| SUPPLIED INFORMATION |
—————
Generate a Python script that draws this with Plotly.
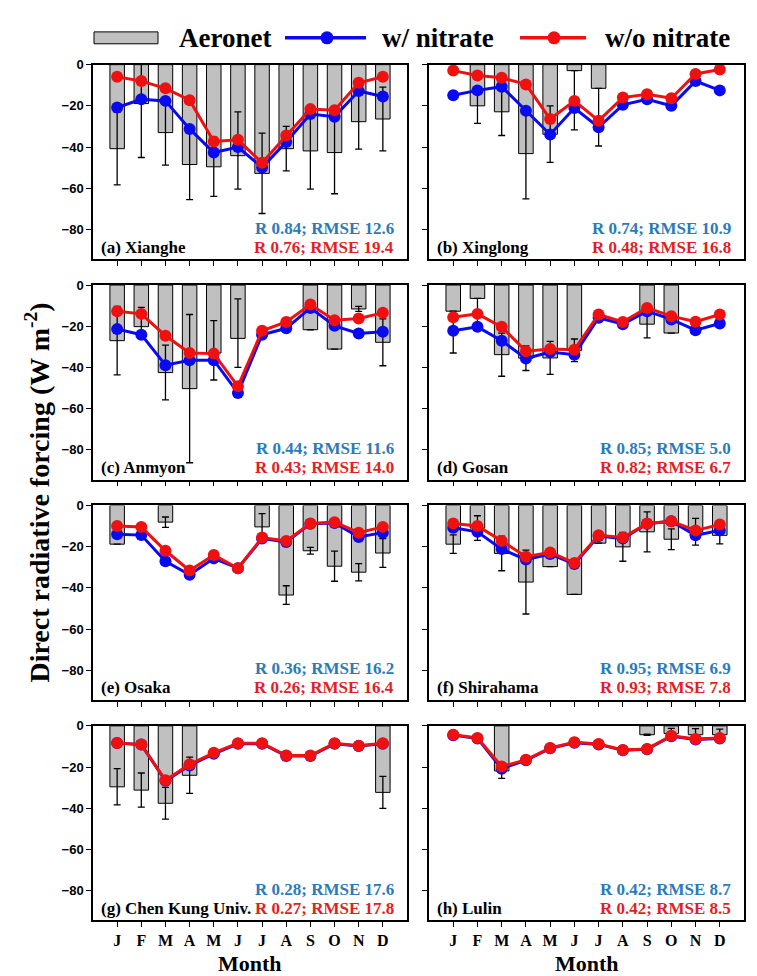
import plotly.graph_objects as go

# ---------------- data ----------------
months = ["J", "F", "M", "A", "M", "J", "J", "A", "S", "O", "N", "D"]
month_num = list(range(1, 13))
y_ticks = [0, -20, -40, -60, -80]

site_labels = ["(a) Xianghe", "(b) Xinglong", "(c) Anmyon", "(d) Gosan",
               "(e) Osaka", "(f) Shirahama", "(g) Chen Kung Univ.", "(h) Lulin"]
stats_with = ["R 0.84; RMSE 12.6", "R 0.74; RMSE 10.9", "R 0.44; RMSE 11.6", "R 0.85; RMSE 5.0",
              "R 0.36; RMSE 16.2", "R 0.95; RMSE 6.9", "R 0.28; RMSE 17.6", "R 0.42; RMSE 8.7"]
stats_without = ["R 0.76; RMSE 19.4", "R 0.48; RMSE 16.8", "R 0.43; RMSE 14.0", "R 0.82; RMSE 6.7",
                 "R 0.26; RMSE 16.4", "R 0.93; RMSE 7.8", "R 0.27; RMSE 17.8", "R 0.42; RMSE 8.5"]

# (a) Xianghe
aer_a = [-40.8, -18.9, -33.0, -48.5, -49.6, -44.2, -52.8, -40.8, -41.9, -42.7, -27.7, -26.4]
up_a = [17.6, 26.2, 15.8, 17.1, 14.4, 21.3, 19.5, 10.8, 18.6, 20.0, 13.3, 15.5]
dn_a = [17.6, 26.2, 15.8, 17.1, 14.4, 16.3, 19.5, 10.8, 18.6, 20.0, 13.3, 15.5]
with_a = [-20.8, -16.8, -17.6, -31.2, -42.7, -40.0, -49.9, -37.6, -24.0, -25.3, -12.8, -15.5]
wo_a = [-5.9, -8.0, -11.5, -17.3, -37.3, -36.5, -47.7, -34.4, -21.6, -22.1, -8.8, -5.9]

# (b) Xinglong
aer_b = [None, -20.0, -22.9, -43.2, -33.8, -2.9, -11.5, None, None, None, None, None]
up_b = [None, 8.5, 11.5, 22.0, 13.8, 0.0, 0.0, None, None, None, None, None]
dn_b = [None, 8.5, 11.5, 22.0, 13.7, 28.8, 28.0, None, None, None, None, None]
with_b = [-14.9, -12.5, -10.7, -22.4, -33.9, -21.1, -30.4, -19.5, -16.8, -20.0, -8.0, -12.5]
wo_b = [-2.9, -5.3, -6.4, -9.6, -26.4, -17.6, -27.2, -16.0, -14.4, -16.3, -4.5, -2.4]

# (c) Anmyon
aer_c = [-27.0, -20.2, -42.5, -50.3, -33.0, -25.9, None, None, -21.7, -31.1, -11.6, -27.8]
up_c = [16.6, 9.4, 13.3, 36.0, 15.7, 19.2, None, None, None, None, 1.2, 11.4]
dn_c = [16.6, 4.4, 13.3, 36.0, 13.1, 14.1, None, None, None, None, 1.2, 11.4]
with_c = [-21.4, -24.1, -38.9, -36.5, -36.5, -52.4, -24.1, -21.0, -11.1, -19.8, -23.5, -22.7]
wo_c = [-12.7, -14.0, -24.6, -33.0, -33.3, -49.2, -22.2, -17.9, -9.5, -17.1, -16.2, -13.5]

# (d) Gosan
aer_d = [-12.7, -6.5, -33.8, -35.5, -35.4, -31.7, None, None, -19.0, -23.3, None, None]
up_d = [0.0, 0.0, 10.5, 6.0, 8.0, 5.5, None, None, 6.7, None, None, None]
dn_d = [20.3, 15.0, 10.5, 6.0, 8.0, 5.5, None, None, 6.7, None, None, None]
with_d = [-22.2, -20.3, -27.0, -35.7, -32.5, -33.8, -15.9, -19.0, -12.7, -16.7, -21.9, -18.7]
wo_d = [-15.6, -14.0, -20.3, -32.1, -31.0, -31.4, -14.3, -17.9, -11.1, -15.1, -17.8, -14.3]

# (e) Osaka
aer_e = [-18.8, None, -8.1, None, None, None, -10.4, -43.5, -22.0, -29.5, -32.4, -23.1]
up_e = [None, None, 2.5, None, None, None, 6.4, 4.5, 1.6, 7.3, 4.2, 7.0]
dn_e = [None, None, 2.5, None, None, None, 6.3, 4.5, 1.6, 7.3, 4.2, 7.0]
with_e = [-14.0, -14.4, -27.1, -33.7, -25.7, -30.5, -16.1, -17.7, -8.9, -8.5, -15.3, -13.2]
wo_e = [-10.0, -10.5, -22.0, -31.6, -24.1, -30.5, -15.6, -17.2, -8.8, -8.1, -13.2, -10.4]

# (f) Shirahama
aer_f = [-18.8, -11.0, -23.3, -37.2, -29.7, -43.2, -18.3, -20.1, -12.8, -16.4, -12.8, -14.5]
up_f = [4.5, 6.0, 8.4, 15.5, None, None, None, 7.0, 9.7, 5.0, 6.5, 4.2]
dn_f = [4.5, 6.0, 8.4, 15.5, None, None, None, 7.0, 9.7, 5.0, 6.5, 4.2]
with_f = [-10.8, -12.8, -21.2, -26.3, -23.6, -28.4, -14.8, -16.1, -8.9, -7.7, -14.5, -12.1]
wo_f = [-8.8, -10.0, -17.2, -24.9, -22.8, -27.9, -14.5, -15.6, -8.8, -7.7, -12.1, -9.3]

# (g) Chen Kung Univ.
aer_g = [-29.6, -31.2, -37.6, -24.0, None, None, None, None, None, None, None, -32.3]
up_g = [8.8, 8.3, 7.7, 8.8, None, None, None, None, None, None, None, 7.8]
dn_g = [8.8, 8.3, 7.7, 8.8, None, None, None, None, None, None, None, 7.8]
with_g = [-8.3, -9.1, -26.7, -19.2, -13.6, -8.7, -8.7, -14.6, -14.6, -8.7, -9.8, -8.7]
wo_g = [-8.3, -9.1, -26.4, -18.7, -13.1, -8.5, -8.5, -14.4, -14.4, -8.5, -9.6, -8.5]

# (h) Lulin
aer_h = [None, None, -21.9, None, None, None, None, None, -4.3, -3.7, -4.3, -4.3]
up_h = [None, None, 3.6, None, None, None, None, None, 0.3, 2.5, 3.0, 2.7]
dn_h = [None, None, 3.6, None, None, None, None, None, 0.3, 2.5, 3.0, 2.7]
with_h = [-4.5, -6.1, -20.8, -16.7, -10.9, -8.2, -9.0, -11.9, -11.4, -5.0, -6.6, -6.1]
wo_h = [-4.3, -5.9, -19.7, -16.5, -10.7, -8.0, -8.8, -11.7, -11.2, -4.8, -6.4, -5.9]

panels = [
    (aer_a, up_a, dn_a, with_a, wo_a),
    (aer_b, up_b, dn_b, with_b, wo_b),
    (aer_c, up_c, dn_c, with_c, wo_c),
    (aer_d, up_d, dn_d, with_d, wo_d),
    (aer_e, up_e, dn_e, with_e, wo_e),
    (aer_f, up_f, dn_f, with_f, wo_f),
    (aer_g, up_g, dn_g, with_g, wo_g),
    (aer_h, up_h, dn_h, with_h, wo_h),
]

# ---------------- styling ----------------
W, H = 757, 976
SERIF = "Liberation Serif, Times New Roman, serif"
SANS = "Liberation Sans, Arial, sans-serif"
BAR_COLOR = "#C0C0C0"
BLUE = "#0A0AF0"
RED = "#F01010"
STAT_BLUE = "#2B7BBA"
STAT_RED = "#E31E24"

def px_x(p):
    return p / W

def px_y(p):
    return 1 - p / H

col_px = [(85, 399), (421, 736)]
row_px = [(50, 246), (272, 468), (494, 690), (716, 912)]
xdom = [[px_x(a), px_x(b)] for a, b in col_px]
ydom = [[px_y(b), px_y(a)] for a, b in row_px]

fig = go.Figure()
layout = {}
annotations = []

for i, (aer, up, dn, w_n, wo_n) in enumerate(panels):
    r, c = divmod(i, 2)
    n = i + 1
    xa = "x" if n == 1 else f"x{n}"
    ya = "y" if n == 1 else f"y{n}"

    fig.add_trace(go.Bar(
        x=month_num, y=aer, width=0.6, xaxis=xa, yaxis=ya,
        marker=dict(color=BAR_COLOR, line=dict(color="black", width=1)),
        error_y=dict(type="data", symmetric=False, array=up, arrayminus=dn,
                     color="black", thickness=1.3, width=3.5),
        showlegend=False, name="Aeronet"))
    fig.add_trace(go.Scatter(
        x=month_num, y=w_n, mode="lines+markers", xaxis=xa, yaxis=ya,
        line=dict(color=BLUE, width=3), marker=dict(color=BLUE, size=12),
        showlegend=False, name="w/ nitrate"))
    fig.add_trace(go.Scatter(
        x=month_num, y=wo_n, mode="lines+markers", xaxis=xa, yaxis=ya,
        line=dict(color=RED, width=3), marker=dict(color=RED, size=12),
        showlegend=False, name="w/o nitrate"))

    xkey = "xaxis" if n == 1 else f"xaxis{n}"
    ykey = "yaxis" if n == 1 else f"yaxis{n}"
    layout[xkey] = dict(
        domain=xdom[c], anchor=ya, range=[0, 13],
        tickmode="array", tickvals=month_num, ticktext=months,
        showticklabels=(r == 3), ticks="outside", ticklen=5, tickwidth=1,
        tickcolor="black", showline=True, linecolor="black", linewidth=1.5,
        mirror=True, showgrid=False, zeroline=False,
        tickfont=dict(family=SERIF, size=16, color="black", weight="bold"))
    layout[ykey] = dict(
        domain=ydom[r], anchor=xa, range=[-94.5, 0],
        tickmode="array", tickvals=y_ticks,
        showticklabels=(c == 0), ticks="outside", ticklen=5, tickwidth=1,
        tickcolor="black", showline=True, linecolor="black", linewidth=1.5,
        mirror=True, showgrid=False, zeroline=False,
        tickfont=dict(family=SANS, size=13, color="black", weight="bold"))

    annotations.append(dict(
        xref=f"{xa} domain", yref=f"{ya} domain", x=0.018, y=0.062,
        xanchor="left", yanchor="middle", text=site_labels[i], showarrow=False,
        font=dict(family=SERIF, size=17, color="black", weight="bold")))
    annotations.append(dict(
        xref=f"{xa} domain", yref=f"{ya} domain", x=0.965, y=0.16,
        xanchor="right", yanchor="middle", text=stats_with[i], showarrow=False,
        font=dict(family=SERIF, size=17, color=STAT_BLUE, weight="bold")))
    annotations.append(dict(
        xref=f"{xa} domain", yref=f"{ya} domain", x=0.965, y=0.062,
        xanchor="right", yanchor="middle", text=stats_without[i], showarrow=False,
        font=dict(family=SERIF, size=17, color=STAT_RED, weight="bold")))

# axis titles
annotations.append(dict(
    xref="paper", yref="paper", x=px_x(30), y=px_y(481), textangle=-90,
    xanchor="center", yanchor="middle", showarrow=False,
    text="Direct radiative forcing (W m<sup>-2</sup>)",
    font=dict(family=SERIF, size=28, color="black", weight="bold")))
for c in range(2):
    cx = (col_px[c][0] + col_px[c][1]) / 2
    annotations.append(dict(
        xref="paper", yref="paper", x=px_x(cx), y=px_y(955),
        xanchor="center", yanchor="middle", showarrow=False, text="Month",
        font=dict(family=SERIF, size=22, color="black", weight="bold")))

# manual legend
LEG_Y = 23
shapes = [
    dict(type="rect", xref="paper", yref="paper",
         x0=px_x(86), x1=px_x(150), y0=px_y(LEG_Y + 6), y1=px_y(LEG_Y - 6),
         fillcolor=BAR_COLOR, line=dict(color="black", width=1)),
    dict(type="line", xref="paper", yref="paper",
         x0=px_x(277), x1=px_x(358), y0=px_y(LEG_Y), y1=px_y(LEG_Y),
         line=dict(color=BLUE, width=3.5)),
    dict(type="line", xref="paper", yref="paper",
         x0=px_x(512), x1=px_x(578), y0=px_y(LEG_Y), y1=px_y(LEG_Y),
         line=dict(color=RED, width=3.5)),
]
for cx, col in [(319, BLUE), (546, RED)]:
    shapes.append(dict(type="circle", xref="paper", yref="paper",
                       xsizemode="pixel", ysizemode="pixel",
                       xanchor=px_x(cx), yanchor=px_y(LEG_Y),
                       x0=-6.5, x1=6.5, y0=-6.5, y1=6.5,
                       fillcolor=col, line=dict(color=col, width=0)))
for lx, txt in [(169, "Aeronet"), (372, "w/ nitrate"), (595, "w/o nitrate")]:
    annotations.append(dict(
        xref="paper", yref="paper", x=px_x(lx), y=px_y(LEG_Y),
        xanchor="left", yanchor="middle", showarrow=False, text=txt,
        font=dict(family=SERIF, size=27, color="black", weight="bold")))

fig.update_layout(
    width=W, height=H, margin=dict(l=0, r=0, t=0, b=0),
    paper_bgcolor="white", plot_bgcolor="white",
    barmode="overlay", showlegend=False,
    annotations=annotations, shapes=shapes, **layout)

fig.write_html("out.html")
—————
Starting at the first line of the material, output exactly the lines up to and including the one with "y_ticks = [0, -20, -40, -60, -80]". Do not include the pictures.

Generate a Python script that draws this with Plotly.
import plotly.graph_objects as go

# ---------------- data ----------------
months = ["J", "F", "M", "A", "M", "J", "J", "A", "S", "O", "N", "D"]
month_num = list(range(1, 13))
y_ticks = [0, -20, -40, -60, -80]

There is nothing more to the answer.